Last summer our “Holy Resilience” worship series explored the themes of trauma and resilience.  The above statement from Anzaldua resonated with the reading I did for that sermon series, particularly Shelly Rambo’s Resurrecting Wounds: Living in the Afterlife of Trauma which also discusses the significance of wounds and the ways we can relate to one another through them.

Anzaldua discusses this wounding and healing under the concept of the “Coyolxauhqui imperative” which draws upon an Aztec myth of the dismembering and restoration of the moon goddess.  “The Coyolxauhqui imperative is the act of calling back those pieces of the self/soul that have been dispersed or lost, the act of mourning the losses that haunt us.”

She continues,

The Coyolxauhqui imperative is to heal and achieve integration.  When fragmentations occur, you fall apart and feel as though you’ve been expelled from paradise.  Coyolxauhqui is my symbol for the necessary process of dismemberment and fragmentation, of seeing that self or the situations you’re embroiled in differently.  Coyolxauhqui is also my symbol for reconstruction and reframing, one that allows for putting the pieces together in a new way.  The Coyolxauhqui imperative is an ongoing process of making and unmaking.  There is never any resolution, just the process of healing.
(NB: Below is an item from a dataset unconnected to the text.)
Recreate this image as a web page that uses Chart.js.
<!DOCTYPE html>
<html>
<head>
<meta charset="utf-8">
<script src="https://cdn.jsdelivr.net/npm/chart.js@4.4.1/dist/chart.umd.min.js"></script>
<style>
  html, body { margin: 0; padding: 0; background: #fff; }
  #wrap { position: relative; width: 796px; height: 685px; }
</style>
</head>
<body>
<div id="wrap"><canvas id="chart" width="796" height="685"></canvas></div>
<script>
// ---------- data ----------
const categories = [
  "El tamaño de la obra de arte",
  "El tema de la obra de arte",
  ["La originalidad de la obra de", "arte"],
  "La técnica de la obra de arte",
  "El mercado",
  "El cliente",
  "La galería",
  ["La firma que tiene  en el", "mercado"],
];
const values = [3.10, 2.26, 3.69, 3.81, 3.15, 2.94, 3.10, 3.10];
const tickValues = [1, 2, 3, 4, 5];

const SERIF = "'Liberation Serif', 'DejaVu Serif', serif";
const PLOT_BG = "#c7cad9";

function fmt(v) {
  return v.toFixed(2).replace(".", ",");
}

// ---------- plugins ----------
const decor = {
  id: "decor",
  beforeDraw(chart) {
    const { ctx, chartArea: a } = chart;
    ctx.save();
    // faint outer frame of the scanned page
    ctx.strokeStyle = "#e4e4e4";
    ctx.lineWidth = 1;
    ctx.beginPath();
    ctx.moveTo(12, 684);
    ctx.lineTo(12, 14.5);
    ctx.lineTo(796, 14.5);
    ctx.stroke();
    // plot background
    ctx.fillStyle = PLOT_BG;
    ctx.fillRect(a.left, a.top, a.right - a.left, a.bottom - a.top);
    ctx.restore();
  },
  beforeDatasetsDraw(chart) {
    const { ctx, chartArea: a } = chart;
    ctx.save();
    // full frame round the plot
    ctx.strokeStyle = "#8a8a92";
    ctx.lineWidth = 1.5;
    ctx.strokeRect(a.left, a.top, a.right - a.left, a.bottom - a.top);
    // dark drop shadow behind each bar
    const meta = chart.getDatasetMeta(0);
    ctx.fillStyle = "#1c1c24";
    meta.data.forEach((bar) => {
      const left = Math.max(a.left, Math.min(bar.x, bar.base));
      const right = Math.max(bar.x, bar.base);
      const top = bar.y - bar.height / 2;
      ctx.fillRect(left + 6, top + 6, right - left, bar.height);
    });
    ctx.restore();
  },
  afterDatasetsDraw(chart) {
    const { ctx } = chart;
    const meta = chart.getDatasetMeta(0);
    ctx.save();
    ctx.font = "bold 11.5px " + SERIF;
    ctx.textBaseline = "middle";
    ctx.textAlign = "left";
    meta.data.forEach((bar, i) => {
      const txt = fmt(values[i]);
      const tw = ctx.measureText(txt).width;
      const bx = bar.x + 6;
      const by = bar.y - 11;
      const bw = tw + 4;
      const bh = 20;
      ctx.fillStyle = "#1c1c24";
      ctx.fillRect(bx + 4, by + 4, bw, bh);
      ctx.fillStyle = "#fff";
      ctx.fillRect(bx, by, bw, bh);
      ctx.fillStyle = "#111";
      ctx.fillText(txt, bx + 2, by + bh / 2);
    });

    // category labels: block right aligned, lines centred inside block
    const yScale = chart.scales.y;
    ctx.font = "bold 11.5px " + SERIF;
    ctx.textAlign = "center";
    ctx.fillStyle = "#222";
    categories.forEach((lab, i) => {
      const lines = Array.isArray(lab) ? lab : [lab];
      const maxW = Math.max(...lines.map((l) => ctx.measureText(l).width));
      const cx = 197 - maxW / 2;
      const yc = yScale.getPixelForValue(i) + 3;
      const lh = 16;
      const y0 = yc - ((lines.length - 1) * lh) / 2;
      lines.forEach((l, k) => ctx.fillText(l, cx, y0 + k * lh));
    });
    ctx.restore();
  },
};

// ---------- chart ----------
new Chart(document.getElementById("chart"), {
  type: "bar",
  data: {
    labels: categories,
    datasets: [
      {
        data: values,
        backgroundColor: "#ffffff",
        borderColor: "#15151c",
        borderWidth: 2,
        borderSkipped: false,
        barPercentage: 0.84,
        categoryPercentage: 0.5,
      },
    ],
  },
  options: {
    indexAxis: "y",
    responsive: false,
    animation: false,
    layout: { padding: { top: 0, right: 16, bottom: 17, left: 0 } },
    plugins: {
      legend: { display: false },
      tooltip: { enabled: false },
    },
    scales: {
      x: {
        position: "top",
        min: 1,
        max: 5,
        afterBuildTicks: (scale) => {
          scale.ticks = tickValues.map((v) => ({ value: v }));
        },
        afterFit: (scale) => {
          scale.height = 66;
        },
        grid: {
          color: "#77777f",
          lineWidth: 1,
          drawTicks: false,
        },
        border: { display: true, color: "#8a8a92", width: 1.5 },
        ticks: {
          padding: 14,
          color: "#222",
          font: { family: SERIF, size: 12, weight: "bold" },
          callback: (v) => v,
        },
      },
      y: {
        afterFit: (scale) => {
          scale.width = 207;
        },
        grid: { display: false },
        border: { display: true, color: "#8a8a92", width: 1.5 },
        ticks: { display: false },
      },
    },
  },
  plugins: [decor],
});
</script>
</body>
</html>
That last sentence rings true and quite important for us to grasp.

For Anzaldua, after wounding we enter an in-between space.  We’ve been unmade and haven’t yet remade ourselves.  She calls this in-between space nepantla from a Nahuatl word.  It is the site of imagination and the possibility of transformation, for, she writes, “We can transform our world by imagining it differently.”

In nepantla we get in touch with our shadow sides.  “Our collective shadow–made up of the destructive aspects, psychic wounds, and splits in our own culture–is aroused, and we are forced to confront it.  In trying to make sense of what’s happening, some of us come into deep awareness (conocimiento) of political and spiritual situations and the unconscious mechanisms that abet hate, intolerance, and discord.”
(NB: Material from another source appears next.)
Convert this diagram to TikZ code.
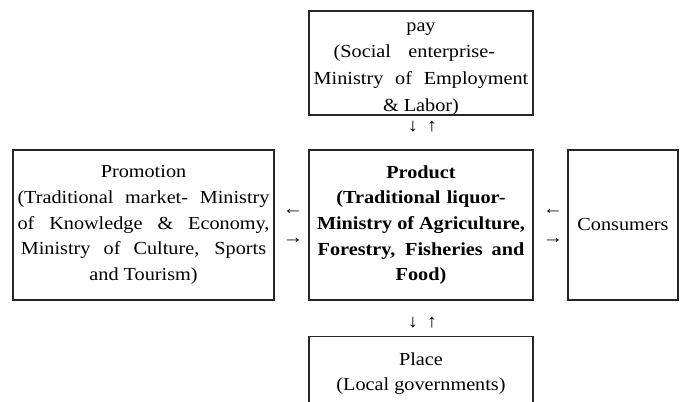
\documentclass[tikz,border=0pt]{standalone}
\usepackage{fontspec}
\setmainfont[FakeStretch=1.1]{Liberation Serif}
\newcommand\jline[2]{\makebox[#1][s]{#2}}
\begin{document}
\begin{tikzpicture}[x=0.75pt,y=-0.75pt,
  box/.style={draw=black!85, line width=0.8pt, inner sep=0pt, align=center,
    font=\fontsize{13.8}{19.2}\selectfont},
  txt/.style={inner sep=0pt, align=center, font=\fontsize{13.8}{20}\selectfont},
  glyph/.style={inner sep=0pt, font=\fontsize{13.8}{16}\selectfont}]
\useasboundingbox[fill=white] (0,0) rectangle (682,402);

\node[box, minimum width=168pt, minimum height=78pt] (pay) at (421,63) {};
\node[txt] (paytxt) at ([yshift=-4.4pt]pay.center)
  {pay\\\makebox[131pt][l]{\jline{121pt}{(Social enterprise-}}\\\jline{161pt}{Ministry of Employment}\\\& Labor)};

\node[box, minimum width=195.75pt, minimum height=112.5pt] (promo) at (143.5,225)
  {Promotion\\\jline{189pt}{(Traditional market- Ministry}\\\jline{189pt}{of Knowledge \& Economy,}\\\jline{184pt}{Ministry of Culture, Sports}\\and Tourism)};

\node[box, minimum width=168pt, minimum height=112.5pt, font=\fontsize{13.8}{19.2}\selectfont\bfseries] (product) at (421,225)
  {Product\\\jline{127pt}{(Traditional liquor-}\\\jline{156pt}{Ministry of Agriculture,}\\\jline{155pt}{Forestry, Fisheries and}\\Food)};

\node[box, minimum width=82.5pt, minimum height=112.5pt] (cons) at (623,225) {Consumers};

\node[box, minimum width=168pt, minimum height=55pt] (place) at (421,373.5)
  {Place\\(Local governments)};

% arrow glyphs between boxes
\node[glyph] (a1) at (413,127) {↓};
\node[glyph] (a2) at (432,127) {↑};
\node[glyph] (a3) at (413,323) {↓};
\node[glyph] (a4) at (432,323) {↑};
\node[glyph] (a5) at (293,212) {←};
\node[glyph] (a6) at (293,241) {→};
\node[glyph] (a7) at (553,212) {←};
\node[glyph] (a8) at (553,241) {→};
\end{tikzpicture}
\end{document}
Conocimiento is a “searching, inquiring, and healing” that lead to spiritual activism.  And the people who guide us through nepantla–those who assist transformation and the creation of the new world–are artists and activists whom she calls “nepantleras.”

I find these concepts quite intriguing.  At the same time I was reading this, I finished Maryse Conde’s Tree of Life and began Octavia Butler’s The Parable of the Talents.  Both novels have aspects that fit Anzaldua’s worldview, of guiding across liminal spaces by those in touch with their wounds.

May we all be people who have learned from our experiences of trauma and who turn those experiences into the creative powers necessary to lead others into a new and better world.